> [To do]:
Write out each line that follows exactly as it stands, without the pictures.

(begin)

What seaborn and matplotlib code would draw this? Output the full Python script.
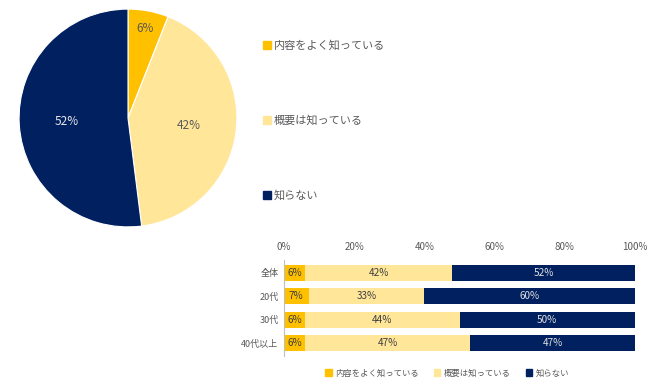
import numpy as np
import pandas as pd
import matplotlib.pyplot as plt
import seaborn as sns

# data
answers = ['内容をよく知っている', '概要は知っている', '知らない']
pie_values = [6, 42, 52]

groups = ['全体', '20代', '30代', '40代以上']
know_well = [6, 7, 6, 6]
know_outline = [42, 33, 44, 47]
dont_know = [52, 60, 50, 47]

colors = ['#FFC000', '#FFE699', '#002060']
text_grey = '#595959'

sns.set_theme(style='white')
plt.rcParams['font.family'] = ['Noto Sans CJK JP', 'DejaVu Sans']

fig = plt.figure(figsize=(6.5, 3.8), dpi=100)

# ---- pie ----
ax_pie = fig.add_axes([18 / 650, 1 - 228 / 380, 220 / 650, 220 / 380])
wedges, texts, autotexts = ax_pie.pie(
    pie_values, colors=colors, startangle=90, counterclock=False,
    autopct='%d%%', pctdistance=0.56,
    wedgeprops=dict(edgecolor='white', linewidth=0.8),
    textprops=dict(fontsize=8.5, color=text_grey))
# small slice label sits further out
x, y = autotexts[0].get_position()
autotexts[0].set_position((x / 0.56 * 0.84, y / 0.56 * 0.84))
autotexts[2].set_color('#E8E8E8')
ax_pie.set_xlim(-1.01, 1.01)
ax_pie.set_ylim(-1.01, 1.01)
ax_pie.set_aspect('equal')

# pie legend (vertical, widely spaced)
for i, lab in enumerate(answers):
    yy = 1 - (45 + 75 * i) / 380
    fig.patches.append(plt.Rectangle((263 / 650, yy - 4 / 380), 8 / 650, 8 / 380,
                                     transform=fig.transFigure, color=colors[i]))
    fig.text(274 / 650, yy, lab, fontsize=8, color=text_grey, va='center', ha='left')

# ---- stacked bar ----
ax_bar = fig.add_axes([284 / 650, 1 - 356 / 380, 351 / 650, 96 / 380])
df = pd.DataFrame({'group': groups, 'a': know_well, 'b': know_outline, 'c': dont_know})
df['ab'] = df['a'] + df['b']
df['abc'] = df['ab'] + df['c']
for col, c in zip(['abc', 'ab', 'a'], colors[::-1]):
    sns.barplot(data=df, x=col, y='group', color=c, width=0.68, saturation=1,
                ax=ax_bar, orient='h')
for p in ax_bar.patches:
    p.set_linewidth(0)

for i in range(len(groups)):
    segs = [(0, know_well[i]), (know_well[i], know_outline[i]),
            (know_well[i] + know_outline[i], dont_know[i])]
    for j, (left, w) in enumerate(segs):
        c = '#E0E0E0' if j == 2 else '#404040'
        ax_bar.text(left + w / 2, i, f'{w}%', ha='center', va='center', fontsize=7.2, color=c)

ax_bar.set_xlim(0, 100)
ax_bar.set_ylim(3.55, -0.55)
ax_bar.xaxis.tick_top()
ax_bar.set_xticks(np.arange(0, 101, 20))
ax_bar.set_xticklabels([f'{v}%' for v in range(0, 101, 20)])
ax_bar.tick_params(axis='x', length=0, labelsize=7, labelcolor=text_grey, pad=6)
ax_bar.tick_params(axis='y', length=0, labelsize=6.5, labelcolor=text_grey, pad=4)
ax_bar.set_xlabel('')
ax_bar.set_ylabel('')
for s in ['top', 'right', 'bottom']:
    ax_bar.spines[s].set_visible(False)
ax_bar.spines['left'].set_color('#BFBFBF')
ax_bar.spines['left'].set_linewidth(0.8)

handles = [plt.Rectangle((0, 0), 1, 1, color=c) for c in colors]
fig.legend(handles, answers, loc='center', bbox_to_anchor=(447 / 650, 1 - 373 / 380),
           ncol=3, frameon=False, fontsize=6, handlelength=0.8, handleheight=0.8,
           handletextpad=0.4, columnspacing=1.8, labelcolor=text_grey)

fig.savefig('out.png', dpi=100)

(end)

> [Exercise response]:
What seaborn and matplotlib code would draw this? Output the full Python script.
import numpy as np
import pandas as pd
import matplotlib.pyplot as plt
import seaborn as sns

# data
answers = ['内容をよく知っている', '概要は知っている', '知らない']
pie_values = [6, 42, 52]

groups = ['全体', '20代', '30代', '40代以上']
know_well = [6, 7, 6, 6]
know_outline = [42, 33, 44, 47]
dont_know = [52, 60, 50, 47]

colors = ['#FFC000', '#FFE699', '#002060']
text_grey = '#595959'

sns.set_theme(style='white')
plt.rcParams['font.family'] = ['Noto Sans CJK JP', 'DejaVu Sans']

fig = plt.figure(figsize=(6.5, 3.8), dpi=100)

# ---- pie ----
ax_pie = fig.add_axes([18 / 650, 1 - 228 / 380, 220 / 650, 220 / 380])
wedges, texts, autotexts = ax_pie.pie(
    pie_values, colors=colors, startangle=90, counterclock=False,
    autopct='%d%%', pctdistance=0.56,
    wedgeprops=dict(edgecolor='white', linewidth=0.8),
    textprops=dict(fontsize=8.5, color=text_grey))
# small slice label sits further out
x, y = autotexts[0].get_position()
autotexts[0].set_position((x / 0.56 * 0.84, y / 0.56 * 0.84))
autotexts[2].set_color('#E8E8E8')
ax_pie.set_xlim(-1.01, 1.01)
ax_pie.set_ylim(-1.01, 1.01)
ax_pie.set_aspect('equal')

# pie legend (vertical, widely spaced)
for i, lab in enumerate(answers):
    yy = 1 - (45 + 75 * i) / 380
    fig.patches.append(plt.Rectangle((263 / 650, yy - 4 / 380), 8 / 650, 8 / 380,
                                     transform=fig.transFigure, color=colors[i]))
    fig.text(274 / 650, yy, lab, fontsize=8, color=text_grey, va='center', ha='left')

# ---- stacked bar ----
ax_bar = fig.add_axes([284 / 650, 1 - 356 / 380, 351 / 650, 96 / 380])
df = pd.DataFrame({'group': groups, 'a': know_well, 'b': know_outline, 'c': dont_know})
df['ab'] = df['a'] + df['b']
df['abc'] = df['ab'] + df['c']
for col, c in zip(['abc', 'ab', 'a'], colors[::-1]):
    sns.barplot(data=df, x=col, y='group', color=c, width=0.68, saturation=1,
                ax=ax_bar, orient='h')
for p in ax_bar.patches:
    p.set_linewidth(0)

for i in range(len(groups)):
    segs = [(0, know_well[i]), (know_well[i], know_outline[i]),
            (know_well[i] + know_outline[i], dont_know[i])]
    for j, (left, w) in enumerate(segs):
        c = '#E0E0E0' if j == 2 else '#404040'
        ax_bar.text(left + w / 2, i, f'{w}%', ha='center', va='center', fontsize=7.2, color=c)

ax_bar.set_xlim(0, 100)
ax_bar.set_ylim(3.55, -0.55)
ax_bar.xaxis.tick_top()
ax_bar.set_xticks(np.arange(0, 101, 20))
ax_bar.set_xticklabels([f'{v}%' for v in range(0, 101, 20)])
ax_bar.tick_params(axis='x', length=0, labelsize=7, labelcolor=text_grey, pad=6)
ax_bar.tick_params(axis='y', length=0, labelsize=6.5, labelcolor=text_grey, pad=4)
ax_bar.set_xlabel('')
ax_bar.set_ylabel('')
for s in ['top', 'right', 'bottom']:
    ax_bar.spines[s].set_visible(False)
ax_bar.spines['left'].set_color('#BFBFBF')
ax_bar.spines['left'].set_linewidth(0.8)

handles = [plt.Rectangle((0, 0), 1, 1, color=c) for c in colors]
fig.legend(handles, answers, loc='center', bbox_to_anchor=(447 / 650, 1 - 373 / 380),
           ncol=3, frameon=False, fontsize=6, handlelength=0.8, handleheight=0.8,
           handletextpad=0.4, columnspacing=1.8, labelcolor=text_grey)

fig.savefig('out.png', dpi=100)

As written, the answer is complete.